Why can Muslims refuse to sell liquor, but Christians must serve gay people?
Aug 3, 2015, 9:00 AM | Updated: 2:33 pm
(AP)
Consider this situation: You’re headed home after a long day of work and you decide to pick up a pack of beer. Stopping at a store, you bring your selected brewski to the checkout counter. The clerk looks at the beer and leaves.
You wait. And eventually, another clerk comes and completes the transaction.
Why?
Because the first clerk had religious beliefs that prevented him from selling the beer.
One KIRO Radio listener wrote in and asked: What is the difference between a Muslim refusing to sell alcohol and a Christian refusing to serve gay couples?
KIRO Radio’s Dave Ross considered that letter and got to the bottom of the issue.
The topic is reminiscent of an interview Ross previously conducted with Joseph Backholm of the Family Policy Institute of Washington. The organization is currently preparing Washington’s churches for potential lawsuits if they refuse services to gay couples, Backholm said. He also said that there is a threat to Christian business owners should they refuse service to gay customers, citing the conflict with Arlene’s Flowers as an example. The Richland florist refused to serve a gay couple’s wedding and a legal battle ensued.
Another Northwest business, a bakery in Gresham, Ore. also found itself in legal troubles after refusing to serve a gay wedding.
The author of the letter conveyed a similar sentiment to Backholm — that small-business owners have no religious rights.
“He thinks there’s a double standard that treats Christians one way and Muslims another,” Ross said, reading the letter. “He says he goes to the Southcenter Target to buy some liquor, and when he gets to the cashier, it turns out the cashier is a Muslim and won’t ring up the liquor. He has to wait a couple of minutes for a non-Muslim cashier to come over and ring up the liquor.”
The letter’s author writes that the Muslim’s religious rights are being honored, but Christians’ aren’t.
“This person can exercise their religious rights by not providing service and there is no problem, whereas some small business person wants to exercise their right, or what they think is their right, not to provide service,” Ross said.
“And yet, as the listener points out, the people who run Arlene’s Flowers are being punished for essentially doing a similar thing, refusing to provide one of their products to a customer based on their religious beliefs,” he said.
How is this different from the Christian business owner scenario?
After checking with the Washington State Attorney General’s Office, Ross reported that employers are required to make accommodations for employees’ religions.
“Target is likely required to accept that their employee is not going to ring up liquor,” Ross said.

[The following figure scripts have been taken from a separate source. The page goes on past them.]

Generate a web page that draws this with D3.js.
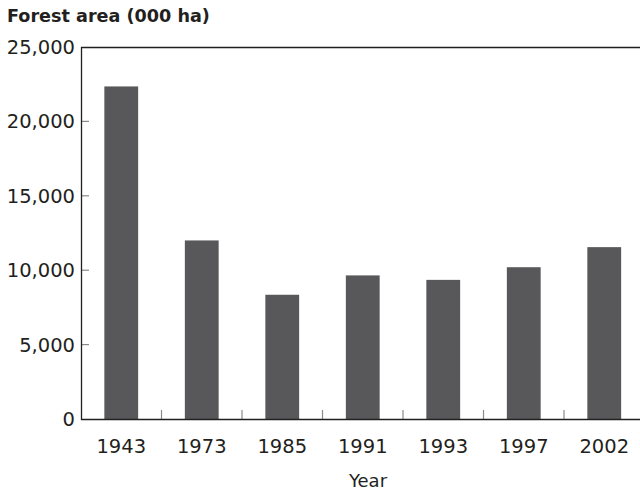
<!DOCTYPE html>
<html>
<head>
<meta charset="utf-8">
<title>Forest area</title>
<script src="https://d3js.org/d3.v7.min.js"></script>
<style>
  body { margin: 0; background: #fff; }
  text { font-family: "DejaVu Sans", sans-serif; fill: #231f20; }
</style>
</head>
<body>
<div id="chart"></div>
<script>
// data
var years = ["1943", "1973", "1985", "1991", "1993", "1997", "2002"];
var forestArea = [22350, 12000, 8350, 9650, 9350, 10200, 11550];
var yTicks = [0, 5000, 10000, 15000, 20000, 25000];

var W = 640, H = 491;
var margin = {top: 47, right: -4.5, bottom: 72, left: 81};
var width = W - margin.left - margin.right,
    height = H - margin.top - margin.bottom;

var svg = d3.select("#chart").append("svg")
    .attr("width", W)
    .attr("height", H);

// title
svg.append("text")
    .attr("x", 7)
    .attr("y", 22)
    .style("font-weight", "bold")
    .style("font-size", "17.6px")
    .text("Forest area (000 ha)");

var g = svg.append("g")
    .attr("transform", "translate(" + margin.left + "," + margin.top + ")");

var x = d3.scaleBand().domain(years).range([0, width]).padding(0);
var y = d3.scaleLinear().domain([0, 25000]).range([height, 0]);

// bars
var barFrac = 0.42;
g.selectAll("rect.bar")
    .data(years)
    .enter()
    .append("rect")
    .attr("class", "bar")
    .attr("x", function(d) { return x(d) + x.bandwidth() * (1 - barFrac) / 2; })
    .attr("width", x.bandwidth() * barFrac)
    .attr("y", function(d, i) { return y(forestArea[i]); })
    .attr("height", function(d, i) { return height - y(forestArea[i]); })
    .attr("fill", "#58585a");

// y axis labels
g.selectAll("text.ylab")
    .data(yTicks)
    .enter()
    .append("text")
    .attr("class", "ylab")
    .attr("x", -6)
    .attr("y", function(d) { return y(d); })
    .attr("dy", "0.36em")
    .attr("text-anchor", "end")
    .style("font-size", "19.5px")
    .text(function(d) { return d3.format(",")(d); });

// small inward ticks on y axis
g.selectAll("line.ytick")
    .data(yTicks.slice(1, -1))
    .enter()
    .append("line")
    .attr("x1", 0).attr("x2", 8)
    .attr("y1", function(d) { return y(d); })
    .attr("y2", function(d) { return y(d); })
    .attr("stroke", "#8a8a8a")
    .attr("stroke-width", 1.2);

// x ticks between the bars
g.selectAll("line.xtick")
    .data(years.slice(1))
    .enter()
    .append("line")
    .attr("x1", function(d) { return x(d); })
    .attr("x2", function(d) { return x(d); })
    .attr("y1", height)
    .attr("y2", height - 9)
    .attr("stroke", "#8a8a8a")
    .attr("stroke-width", 1.2);

// x labels
g.selectAll("text.xlab")
    .data(years)
    .enter()
    .append("text")
    .attr("x", function(d) { return x(d) + x.bandwidth() / 2; })
    .attr("y", height + 33.5)
    .attr("text-anchor", "middle")
    .style("font-size", "19.5px")
    .text(function(d) { return d; });

// frame: left, top, bottom
g.append("path")
    .attr("d", "M" + (width + 10) + ",0.5H0.5V" + (height + 0.5) + "H" + (width + 10))
    .attr("fill", "none")
    .attr("stroke", "#231f20")
    .attr("stroke-width", 1.3);

// axis title
svg.append("text")
    .attr("x", 368)
    .attr("y", 487)
    .attr("text-anchor", "middle")
    .style("font-size", "18px")
    .text("Year");
</script>
</body>
</html>
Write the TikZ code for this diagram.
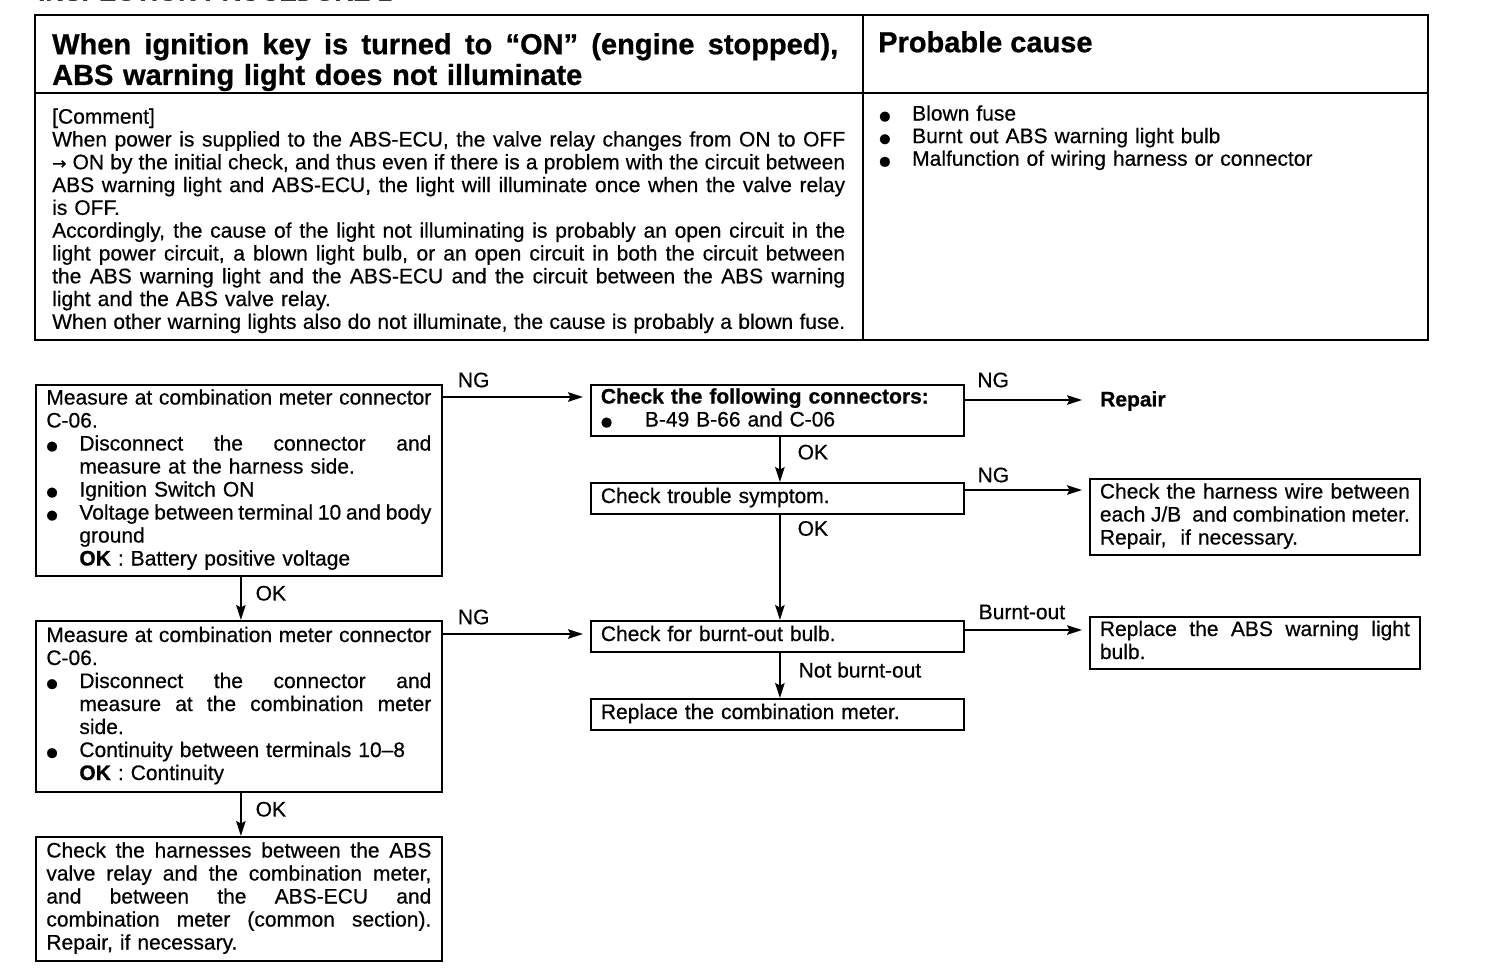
\documentclass[tikz,border=0pt]{standalone}
\usepackage{fontspec}
\setmainfont{Liberation Sans}[UprightFeatures={FakeBold=0.5},BoldFeatures={FakeBold=0.8}]
\newfontfamily\dejavu{DejaVu Sans}[FakeBold=0.5]
\usetikzlibrary{arrows.meta,calc}
\newlength\bulw
\newcommand\sps{\spaceskip=0.278em plus 2em minus 0.12em\xspaceskip=\spaceskip}
\newcommand\mybul{\raisebox{0.5pt}{\dejavu\fontsize{13}{13}\selectfont ●}}
\newcommand\LnJ[1]{\makebox[\linewidth][s]{\sps\strut#1}}
\newcommand\LnL[1]{\strut#1}
\newcommand\LnB[1]{\strut\makebox[\bulw][l]{\mybul}#1}
\newcommand\LnBJ[1]{\strut\makebox[\bulw][l]{\mybul}\makebox[\dimexpr\linewidth-\bulw\relax][s]{\sps#1}}
\newcommand\LnI[1]{\strut\hspace*{\bulw}#1}
\newcommand\LnIJ[1]{\strut\hspace*{\bulw}\makebox[\dimexpr\linewidth-\bulw\relax][s]{\sps#1}}
\begin{document}
\begin{tikzpicture}[x=1pt,y=-1pt,
  every node/.style={font=\fontsize{21}{23}\selectfont},
  tbl/.style={line width=2pt},
  box/.style={draw, line width=1.8pt, anchor=north west, inner xsep=10pt, inner ysep=0pt},
  txt/.style={anchor=north west, inner sep=0pt},
  arr/.style={line width=1.6pt, -{Stealth[length=15pt,width=9.5pt,inset=2.5pt]}},
  lab/.style={inner sep=0pt}]
\useasboundingbox (0,0) rectangle (1504,970);
% cut-off heading
\node[anchor=base west, inner sep=0pt, font=\fontsize{26}{26}\selectfont\bfseries] (cap) at (38,0.5) {INSPECTION PROCEDURE 1};
% table
\draw[tbl] (35,15) rectangle (1428,340);
\draw[tbl] (35,93) -- (1428,93);
\draw[tbl] (863,15) -- (863,340);
\node[txt, text width=786pt, font=\fontsize{29}{29}\selectfont\bfseries] (title) at (52,33)
 {\LnJ{When ignition key is turned to “ON” (engine stopped),}\\\LnL{ABS warning light does not illuminate}};
\node[txt, font=\fontsize{29}{29}\selectfont\bfseries] (pc) at (878,31) {\strut Probable cause};
\node[txt, text width=793pt, font=\fontsize{21}{22.8}\selectfont] (comment) at (52,107.5)
 {\LnL{[Comment]}\\
  \LnJ{When power is supplied to the ABS-ECU, the valve relay changes from ON to OFF}\\
  \LnJ{{\dejavu\fontsize{17}{22.8}\selectfont →} ON by the initial check, and thus even if there is a problem with the circuit between}\\
  \LnJ{ABS warning light and ABS-ECU, the light will illuminate once when the valve relay}\\
  \LnL{is OFF.}\\
  \LnJ{Accordingly, the cause of the light not illuminating is probably an open circuit in the}\\
  \LnJ{light power circuit, a blown light bulb, or an open circuit in both the circuit between}\\
  \LnJ{the ABS warning light and the ABS-ECU and the circuit between the ABS warning}\\
  \LnL{light and the ABS valve relay.}\\
  \LnJ{When other warning lights also do not illuminate, the cause is probably a blown fuse.}};
\node[txt, text width=530pt, font=\fontsize{21}{22.6}\selectfont] (causes) at (879,104.5)
 {\setlength\bulw{33pt}\LnB{Blown fuse}\\\LnB{Burnt out ABS warning light bulb}\\\LnB{Malfunction of wiring harness or connector}};
% flowchart boxes
\node[box, text width=385pt, inner xsep=10.5pt, minimum height=191pt] (A) at (35,384)
 {\setlength\bulw{33pt}%
  \LnJ{Measure at combination meter connector}\\
  \LnL{C-06.}\\
  \LnBJ{Disconnect the connector and}\\
  \LnI{measure at the harness side.}\\
  \LnB{Ignition Switch ON}\\
  \LnBJ{Voltage between terminal 10 and body}\\
  \LnI{ground}\\
  \LnI{\textbf{OK} : Battery positive voltage}};
\node[box, text width=385pt, inner xsep=10.5pt, minimum height=171pt] (H) at (35,620)
 {\setlength\bulw{33pt}%
  \LnJ{Measure at combination meter connector}\\
  \LnL{C-06.}\\
  \LnBJ{Disconnect the connector and}\\
  \LnIJ{measure at the combination meter}\\
  \LnI{side.}\\
  \LnB{Continuity between terminals 10–8}\\
  \LnI{\textbf{OK} : Continuity}};
\node[box, text width=385pt, inner xsep=10.5pt, minimum height=124pt] (I) at (35,836)
 {\LnJ{Check the harnesses between the ABS}\\
  \LnJ{valve relay and the combination meter,}\\
  \LnJ{and between the ABS-ECU and}\\
  \LnJ{combination meter (common section).}\\
  \LnL{Repair, if necessary.}};
\node[box, text width=353pt, minimum height=51pt] (B) at (590,384)
 {\setlength\bulw{44pt}%
  \LnL{\textbf{Check the following connectors:}}\\
  \LnB{B-49 B-66 and C-06}};
\node[box, text width=353pt, minimum height=31pt] (C) at (590,482) {\LnL{Check trouble symptom.}};
\node[box, text width=353pt, minimum height=31pt] (E) at (590,620) {\LnL{Check for burnt-out bulb.}};
\node[box, text width=353pt, minimum height=31pt] (G) at (590,698) {\LnL{Replace the combination meter.}};
\node[box, text width=310pt, minimum height=76pt] (D) at (1089,478)
 {\LnJ{Check the harness wire between}\\
  \LnJ{each J/B\ \ and combination meter.}\\
  \LnL{Repair,\ \ if necessary.}};
\node[box, text width=310pt, minimum height=52pt] (F) at (1089,616)
 {\LnJ{Replace the ABS warning light}\\
  \LnL{bulb.}};
\node[anchor=west, inner sep=0pt, font=\fontsize{21}{23}\selectfont\bfseries] (rep) at (1100,401) {Repair};
% connectors
\coordinate (a1) at ([yshift=-13pt]A.north east);
\draw[arr, shorten >=7pt] (a1) -- node[lab, pos=.21, yshift=17pt] {NG} (a1 -| B.west);
\coordinate (b1) at ([yshift=-16pt]B.north east);
\draw[arr, shorten >=18pt] (b1) -- node[lab, pos=.21, yshift=20pt] {NG} (b1 -| rep.west);
\draw[arr] ([xshift=2.5pt]B.south) -- node[lab, pos=.34, anchor=west, xshift=17pt] {OK} ([xshift=2.5pt]C.north);
\coordinate (c1) at ([yshift=-8pt]C.north east);
\draw[arr, shorten >=7pt] (c1) -- node[lab, pos=.23, yshift=15pt] {NG} (c1 -| D.west);
\draw[arr] ([xshift=2.5pt]C.south) -- node[lab, pos=.13, anchor=west, xshift=17pt] {OK} ([xshift=2.5pt]E.north);
\coordinate (e1) at ([yshift=-10pt]E.north east);
\draw[arr, shorten >=7pt] (e1) -- node[lab, pos=.46, yshift=18pt] {Burnt-out} (e1 -| F.west);
\draw[arr] ([xshift=2.5pt]E.south) -- node[lab, pos=.38, anchor=west, xshift=18pt] {Not burnt-out} ([xshift=2.5pt]G.north);
\draw[arr] ([xshift=2pt]A.south) -- node[lab, pos=.38, anchor=west, xshift=14pt] {OK} ([xshift=2pt]H.north);
\coordinate (h1) at ([yshift=-14pt]H.north east);
\draw[arr, shorten >=7pt] (h1) -- node[lab, pos=.21, yshift=17pt] {NG} (h1 -| E.west);
\draw[arr] ([xshift=2pt]H.south) -- node[lab, pos=.38, anchor=west, xshift=14pt] {OK} ([xshift=2pt]I.north);
\end{tikzpicture}
\end{document}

But there is perhaps a larger reason why the two cases are not so alike.
“Now the attorney general’s office points out another difference between the two cases,” Ross said. “Gay people are a protected class and liquor drinkers are not. Which, I guess, means no merchant is obligated to sell you liquor if they don’t want to.”
So until liquor drinkers unite and demand equal protection to imbibe under the law, the two situations don’t exactly line up, at least as far as the law goes.
But Ross said that the intersection of religion and business does make the two situations somewhat similar.
“I think the two cases are pretty close,” he said. “Except for the state’s treatment. The listener got his liquor after waiting for a non-Muslim cashier and the gay couple got their flowers just by going to another florist.”